Se c’è un luogo fuori dai confini del nostro paese dove si gioca l’interesse nazionale, quello è la Libia: sicurezza, terrorismo, questione migratoria, fonti energetiche. Non c’è un altro luogo così importate nel Mediterraneo e nel resto del mondo.
La rivelazione dell’agenzia Bloomberg sembra smentire tutto questo: contrariamente alle dichiarazioni del suo segretario di Stato Mike Pompeo, il presidente Trump sosterrebbe il brutale assalto a Tripoli del generale Haftar. Alla fine dell’anno scorso, tornando dalla visita ufficiale a Washington, Giuseppe Conte ci aveva venduto per fatta una “cabina di regia” italo-americana, vagamente anti-francese, per risolvere la questione libica. Non sembra che gli obiettivi da raggiungere siano così comuni.

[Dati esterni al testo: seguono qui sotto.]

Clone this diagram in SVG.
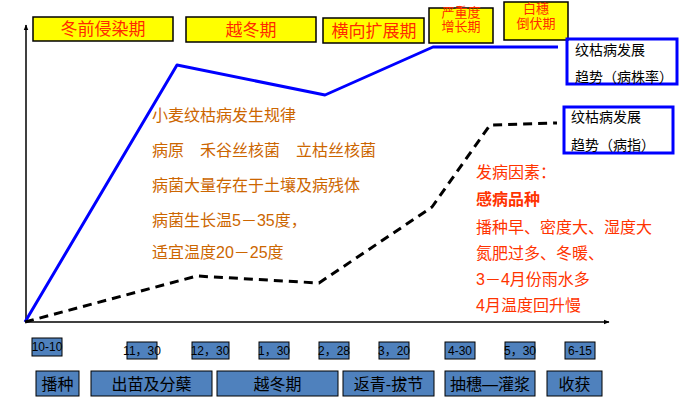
<svg xmlns="http://www.w3.org/2000/svg" width="683" height="415" viewBox="0 0 683 415">
<defs>
<marker id="arr" viewBox="0 0 10 10" refX="9" refY="5" markerWidth="6" markerHeight="6" orient="auto" markerUnits="userSpaceOnUse">
<path d="M0,1 L10,5 L0,9 Z" fill="#000"/>
</marker>
<style>
text{font-family:"Liberation Sans","Noto Sans CJK SC",sans-serif;dominant-baseline:central}
.yb{fill:#FFFF00;stroke:#000;stroke-width:1.5}
.yt{fill:#FF2A00;font-size:17px;text-anchor:middle}
.yts{fill:#FF2A00;font-size:13px;text-anchor:middle}
.bb{fill:none;stroke:#0000FF;stroke-width:3}
.bt{fill:#000;font-size:14px}
.ot{fill:#CC6600;font-size:16px}
.rt{fill:#FF3300;font-size:16px}
.db{fill:#4F81BD;stroke:#000;stroke-width:1}
.dt{fill:#000;font-size:12px;text-anchor:middle}
.st{fill:#000;font-size:16px;text-anchor:middle}
</style>
</defs>
<rect width="683" height="415" fill="#fff"/>
<g id="axes" stroke="#000" stroke-width="1.5" fill="none">
<line x1="26" y1="322" x2="26" y2="25" marker-end="url(#arr)"/>
<line x1="26" y1="322" x2="609" y2="322" marker-end="url(#arr)"/>
</g>
<g id="connectors" fill="none" stroke-linejoin="round">
<polyline id="blue-curve" points="25,322 177,65 325,95 433,47 558,47" stroke="#0000FF" stroke-width="3"/>
<polyline id="black-curve" points="25,322 197,276 319,283 432,207 490,125 557,123" stroke="#000" stroke-width="3" stroke-dasharray="9,6"/>
</g>
<g id="stage-top-1"><rect class="yb" x="33" y="17" width="140" height="24"/><text class="yt" x="103" y="29">冬前侵染期</text></g>
<g id="stage-top-2"><rect class="yb" x="186" y="17" width="130" height="25"/><text class="yt" x="251" y="30">越冬期</text></g>
<g id="stage-top-3"><rect class="yb" x="323" y="18" width="101" height="25"/><text class="yt" x="374" y="31">横向扩展期</text></g>
<g id="stage-top-4"><rect class="yb" x="429" y="8" width="64" height="35"/><text class="yts" x="461" y="12">严重度</text><text class="yts" x="461" y="26.5">增长期</text></g>
<g id="stage-top-5"><rect class="yb" x="504" y="2" width="64" height="38"/><text class="yts" x="536" y="8.5" font-size="14">白穗</text><text class="yts" x="536" y="23.5" font-size="14">倒伏期</text></g>
<g id="legend-blue"><rect class="bb" x="567" y="39" width="110" height="45"/><text class="bt" x="575" y="50">纹枯病发展</text><text class="bt" x="575" y="77">趋势（病株率）</text></g>
<g id="legend-black"><rect class="bb" x="564" y="107" width="109" height="46"/><text class="bt" x="571" y="117">纹枯病发展</text><text class="bt" x="571" y="145">趋势（病指）</text></g>
<g id="rule-text">
<text class="ot" x="152" y="115">小麦纹枯病发生规律</text>
<text class="ot" x="152" y="150">病原　禾谷丝核菌　立枯丝核菌</text>
<text class="ot" x="152" y="185">病菌大量存在于土壤及病残体</text>
<text class="ot" x="152" y="220">病菌生长温5－35度，</text>
<text class="ot" x="152" y="252">适宜温度20－25度</text>
</g>
<g id="factor-text">
<text class="rt" x="476" y="172">发病因素：</text>
<text class="rt" x="476" y="199" font-weight="bold">感病品种</text>
<text class="rt" x="476" y="227">播种早、密度大、湿度大</text>
<text class="rt" x="476" y="253">氮肥过多、冬暖、</text>
<text class="rt" x="476" y="279">3－4月份雨水多</text>
<text class="rt" x="476" y="305">4月温度回升慢</text>
</g>
<g id="date-1"><rect class="db" x="32" y="338" width="30" height="18"/><text class="dt" x="47" y="347">10-10</text></g>
<g id="date-2"><rect class="db" x="127" y="342" width="30" height="17"/><text class="dt" x="142" y="351" font-size="10">11，30</text></g>
<g id="date-3"><rect class="db" x="192" y="342" width="37" height="17"/><text class="dt" x="210" y="351">12，30</text></g>
<g id="date-4"><rect class="db" x="259" y="342" width="30" height="17"/><text class="dt" x="274" y="351" font-size="11">1，30</text></g>
<g id="date-5"><rect class="db" x="319" y="342" width="30" height="17"/><text class="dt" x="334" y="351" font-size="11">2，28</text></g>
<g id="date-6"><rect class="db" x="379" y="342" width="30" height="17"/><text class="dt" x="394" y="351" font-size="11">3，20</text></g>
<g id="date-7"><rect class="db" x="445" y="342" width="30" height="17"/><text class="dt" x="460" y="351">4-30</text></g>
<g id="date-8"><rect class="db" x="505" y="342" width="30" height="17"/><text class="dt" x="520" y="351" font-size="11">5，30</text></g>
<g id="date-9"><rect class="db" x="565" y="342" width="30" height="17"/><text class="dt" x="580" y="351">6-15</text></g>
<g id="phase-1"><rect class="db" x="36" y="371" width="43" height="25"/><text class="st" x="57.5" y="384">播种</text></g>
<g id="phase-2"><rect class="db" x="91" y="371" width="121" height="25"/><text class="st" x="151.5" y="384">出苗及分蘖</text></g>
<g id="phase-3"><rect class="db" x="217" y="371" width="121" height="25"/><text class="st" x="277.5" y="384">越冬期</text></g>
<g id="phase-4"><rect class="db" x="343" y="371" width="91" height="25"/><text class="st" x="388.5" y="384">返青-拔节</text></g>
<g id="phase-5"><rect class="db" x="445" y="371" width="90" height="25"/><text class="st" x="490" y="384">抽穗—灌浆</text></g>
<g id="phase-6"><rect class="db" x="547" y="371" width="55" height="25"/><text class="st" x="574.5" y="384">收获</text></g>
</svg>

E’ inoltre vero che l’Italia ha una posizione troppo sbilanciata a favore del governo di Fayez al Sarraj, ignorando la forza e il ruolo di Khalifa Haftar. Ma a Roma questo errore avevano incominciato a farlo già i governi a guida democratica. Dentro e fuori il Consiglio di sicurezza dell’Onu, ogni paese interessato alla Libia per ragioni geopolitiche, energetiche o per entrambe le ragioni, gioca la sua partita: raramente in reale cooperazione. Credo dunque che anche il governo italiano abbia il diritto e il dovere di giocare la sua.
Donald Trump si sarebbe schierato dalla parte di Haftar – cioè l’aggressore – sollecitato dall’egiziano Abdel Fattah al Sisi. Il fronte in fondo è coerente: sia per la profonda illiberalità dei partecipanti che per i comuni interessi non solo in Libia ma nel resto del caotico Medio Oriente. C’è l’Egitto del nuovo dittatore a vita al-Sisi che dichiara “terrorista” chiunque gli si opponga. C’è il pericoloso mestatore Mohammed bin Salman, il principe ereditario saudita che gli oppositori li fa smembrare o torturare, che trasforma lo Yemen nella peggiore crisi umanitaria mondiale, che con l’ambizione di conquistare il Medio Oriente, lo destabilizza. E c’è il suo sodale in pericolosità Mohammed bin Zayed, il principe ereditario di Abu Dhabi. Il loro modello libico è il generale Haftar, piccolo Napoleone dalle grandi ambizioni.
A parte il suo discutibile passato, Haftar ha 75 anni ed è molto malato. Ma per i suoi protettori ha poca importanza. A loro interessa controllare la Libia che un giorno uscirà dal suo caos; e togliere di mezzo la loro grande nemesi: i Fratelli musulmani che sono parte del governo di Tripoli. La Fratellanza non è un movimento globale dell’Islam che predica tolleranza e democrazia (sebbene avesse vinto le uniche elezioni democratiche mai svoltesi in Egitto). L’involuzione ottomana della Turchia di Erdogan, un convinto Fratello, giustifica abbondantemente i sospetti verso quel movimento.
Sono i Fratelli musulmani i “terroristi” che spingono Haftar a marciare su Tripoli per conto dei suoi protettori. Ma il suo ufficiale pagatore è l’Arabia Saudita wahabita, il paese più oscurantista del mondo: solo l’Isis predica un modello d’Islam più intollerante del suo. Nella guerra civile in Siria sauditi ed Emirati – non meno del Qatar – hanno armato le milizie del peggiore terrorismo islamista.
Questi sono Haftar e i suoi padrini. E questa è la partita che stanno giocando in Libia. Di fronte a loro l’opaco Sarraj sembra un Thomas Jefferson. Donald Trump, che di tutto questo non sa nulla, partecipa come un elefante in una cristalleria. Ma lui è probabilmente convinto di fare la cosa giusta: è in un consesso di iper-sovranisti nemici dell’Onu (che riconosce il governo Sarraj) e felici di mettere in difficoltà l’Europa.